Sufficient Condition

Assume that

$\left\vert{A}\right\vert = 1$

By definition of cardinality of finite set:

$A \sim \N_{< 1} = \left\{ {0}\right\}$

where $\sim$ denotes set equivalence.

By Set Equivalence is Equivalence Relation:

$\left\{ {0}\right\} \sim A$

By definition of set equivalence there exists a bijection:

$f: \left\{ {0}\right\} \to A$

By definition of bijection:

$f$ is s surjection.

Thus

\(\ds A\)

\(=\)

\(\ds f^\to\left({\left\{ {0}\right\} }\right)\)

Definition of Surjection

\(\ds \)

\(=\)

\(\ds \left\{ {f\left({0}\right)}\right\}\)
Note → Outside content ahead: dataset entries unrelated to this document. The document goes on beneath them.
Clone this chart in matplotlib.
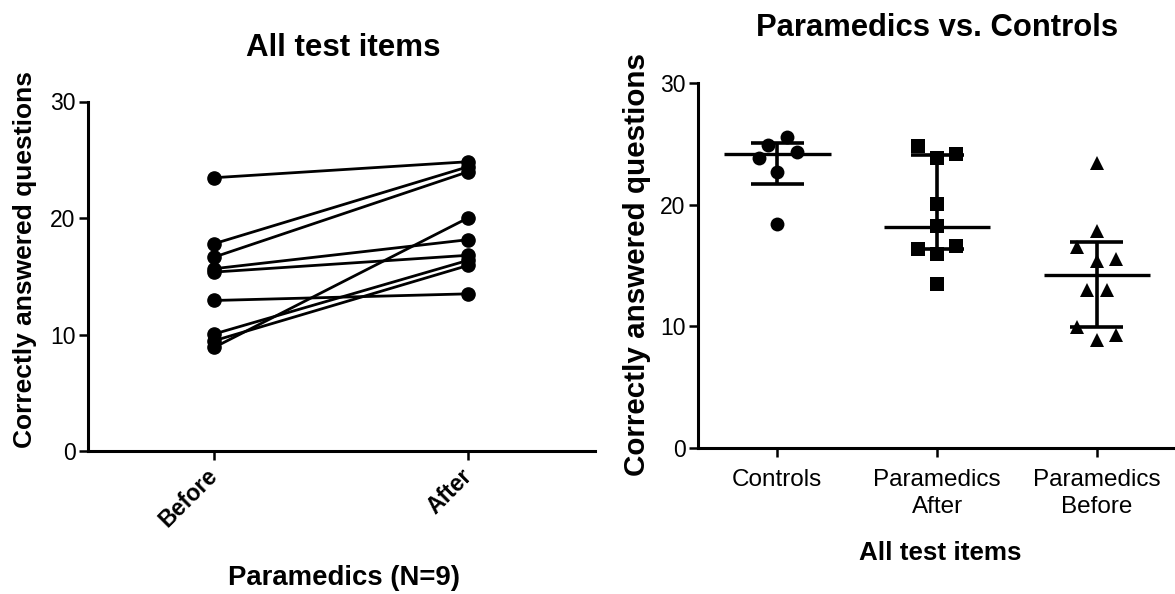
import matplotlib
matplotlib.use("Agg")
import matplotlib.pyplot as plt

plt.rcParams['font.family'] = ['Liberation Sans', 'DejaVu Sans']

# ---------------- data ----------------
# Left panel: paired scores (paramedics, N=9)
pair_labels = ["Before", "After"]
para_before = [23.46, 17.8, 16.65, 15.65, 15.36, 12.92, 8.9, 10.05, 9.47]
para_after = [24.83, 24.4, 23.97, 18.14, 16.8, 13.49, 20.01, 16.37, 15.93]

# Right panel: group comparison
group_labels = ["Controls", "Paramedics\nAfter", "Paramedics\nBefore"]
controls_vals = [23.86, 24.95, 25.55, 24.35, 22.69, 18.41]
controls_jit = [-0.118, -0.059, 0.063, 0.12, 0.0, 0.0]
after_vals = [24.8, 23.86, 24.19, 20.05, 18.27, 16.36, 16.64, 15.95, 13.5]
after_jit = [-0.12, 0.0, 0.12, 0.0, 0.0, -0.12, 0.12, 0.0, 0.0]
before_vals = [23.45, 17.86, 16.5, 15.54, 15.41, 12.95, 12.95, 9.95, 8.86, 9.27]
before_jit = [0.0, 0.0, -0.122, 0.122, 0.0, -0.059, 0.063, -0.122, 0.0, 0.122]
group_center = [24.2, 18.2, 14.24]
group_low = [21.68, 16.36, 9.95]
group_high = [25.06, 24.13, 16.96]

yticks = [0, 10, 20, 30]

# ---------------- figure ----------------
W, H = 1175, 594
fig = plt.figure(figsize=(W / 100, H / 100), dpi=100)

def px_axes(l, r, b, t):
    return fig.add_axes([l / W, 1 - b / H, (r - l) / W, (b - t) / H])

ax1 = px_axes(87.5, 595, 451, 101.5)
ax2 = px_axes(697.5, 1175, 447.7, 83.3)

for ax in (ax1, ax2):
    for s in ("top", "right"):
        ax.spines[s].set_visible(False)
    for s in ("left", "bottom"):
        ax.spines[s].set_linewidth(2.2)
    ax.set_ylim(0, 30)
    ax.set_yticks(yticks)
    ax.tick_params(axis='both', width=1.8, length=6.5, color='black')
    ax.tick_params(axis='y', pad=2, labelsize=16.5)

# ----- left panel -----
xpos = list(range(len(pair_labels)))
for b, a in zip(para_before, para_after):
    ax1.plot(xpos, [b, a], color='black', lw=2.0, marker='o', ms=9.5,
             solid_capstyle='round', zorder=3)
ax1.set_xlim(-0.5, 1.5)
ax1.set_xticks(xpos)
ax1.set_xticklabels(pair_labels, rotation=45, ha='right', va='center',
                    rotation_mode='anchor', fontsize=16.5, fontweight='bold')
ax1.tick_params(axis='x', pad=9)

# ----- right panel -----
groups = [(controls_vals, controls_jit, 'o', 10),
          (after_vals, after_jit, 's', 9.5),
          (before_vals, before_jit, '^', 10)]
for i, (vals, jit, mk, ms) in enumerate(groups):
    xs = [i + j for j in jit]
    ax2.plot(xs, vals, linestyle='none', marker=mk, ms=ms, color='black',
             markeredgewidth=0, zorder=3)
    ax2.hlines(group_center[i], i - 0.333, i + 0.333, color='black', lw=2.4, zorder=4)
    ax2.vlines(i, group_low[i], group_high[i], color='black', lw=2.6, zorder=4)
    ax2.hlines([group_low[i], group_high[i]], i - 0.166, i + 0.166,
               color='black', lw=2.6, zorder=4)
ax2.set_xlim(-0.5, 2.49)
ax2.set_xticks(range(len(group_labels)))
ax2.set_xticklabels(group_labels, fontsize=17.5, linespacing=1.3)
ax2.tick_params(axis='x', pad=9)

# ----- titles and axis labels -----
def ftext(x, y, s, **kw):
    fig.text(x / W, 1 - y / H, s, **kw)

ftext(343, 48, "All test items", ha='center', va='center', fontsize=22.5, fontweight='bold')
ftext(937, 28, "Paramedics vs. Controls", ha='center', va='center', fontsize=22.3, fontweight='bold')
ftext(25, 260, "Correctly answered questions", rotation=90, ha='center', va='center',
      fontsize=19, fontweight='bold')
ftext(637, 265, "Correctly answered questions", rotation=90, ha='center', va='center',
      fontsize=21.3, fontweight='bold')
ftext(344, 578, "Paramedics (N=9)", ha='center', va='center', fontsize=19.8, fontweight='bold')
ftext(940, 553, "All test items", ha='center', va='center', fontsize=18.7, fontweight='bold')

fig.savefig("out.png", dpi=100)
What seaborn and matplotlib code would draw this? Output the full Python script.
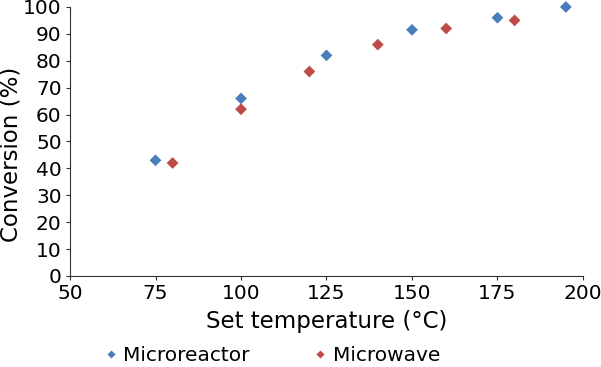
import pandas as pd
import matplotlib
matplotlib.use("Agg")
import matplotlib.pyplot as plt
import seaborn as sns

# data
micro_temp = [75, 100, 125, 150, 175, 195]
micro_conv = [43, 66, 82, 91.5, 96, 100]
wave_temp = [80, 100, 120, 140, 160, 180]
wave_conv = [42, 62, 76, 86, 92, 95]
series_names = ['Microreactor', 'Microwave']
series_colors = ['#4a7ebb', '#be4b48']


def build_frame():
    df1 = pd.DataFrame({'temp': micro_temp, 'conv': micro_conv,
                        'series': series_names[0]})
    df2 = pd.DataFrame({'temp': wave_temp, 'conv': wave_conv,
                        'series': series_names[1]})
    return pd.concat([df1, df2], ignore_index=True)


def main():
    sns.set_style('ticks')
    plt.rcParams['font.family'] = ['DejaVu Sans']
    plt.rcParams['text.color'] = 'black'
    plt.rcParams['axes.labelcolor'] = 'black'
    df = build_frame()

    fig = plt.figure(figsize=(6.01, 3.67), dpi=100)
    ax = fig.add_axes([0.1165, 0.248, 0.8535, 0.733])
    sns.scatterplot(data=df, x='temp', y='conv', hue='series',
                    palette=dict(zip(series_names, series_colors)),
                    marker='D', s=36, edgecolor='none', ax=ax, legend=True,
                    clip_on=False)

    ax.set_xlim(50, 200)
    ax.set_ylim(0, 100)
    ax.set_xticks(range(50, 201, 25))
    ax.set_yticks(range(0, 101, 10))
    ax.tick_params(labelsize=14.5, length=3, pad=3, color='#333333',
                   labelcolor='black')
    ax.set_xlabel('Set temperature (°C)', fontsize=16.5, labelpad=5)
    ax.set_ylabel('Conversion (%)', fontsize=16.5)
    ax.yaxis.set_label_coords(-0.092, 0.4535)
    for side in ['left', 'bottom']:
        ax.spines[side].set_color('#333333')
    sns.despine(ax=ax)

    handles, labels = ax.get_legend_handles_labels()
    ax.get_legend().remove()
    fig.legend(handles, labels, loc='lower center', ncol=2, frameon=False,
               fontsize=14.5, bbox_to_anchor=(0.452, -0.045),
               columnspacing=3.1, handlelength=0.8, handletextpad=0.2,
               markerscale=0.65)

    fig.savefig('out.png', dpi=100)


if __name__ == "__main__":
    main()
Image of Singleton under Mapping

$\Box$

Necessary Condition

Assume that:

$\exists a: A = \left\{ {a}\right\}$

Define a mapping $f: A \to \left\{ {0}\right\}$:

$F\left({a}\right) = 0$

It is easy to see by definition that

$f$ is an injection and a surjection.

By definition

$f$ is bijection.

By definition of set equivalence:

$A \sim \left\{ {0}\right\} = \N_{< 1}$

Thus by definition of cardinality of finite set:

$\left\vert{A}\right\vert = 1$

$\blacksquare$

Sources

• Mizar article CARD_2:42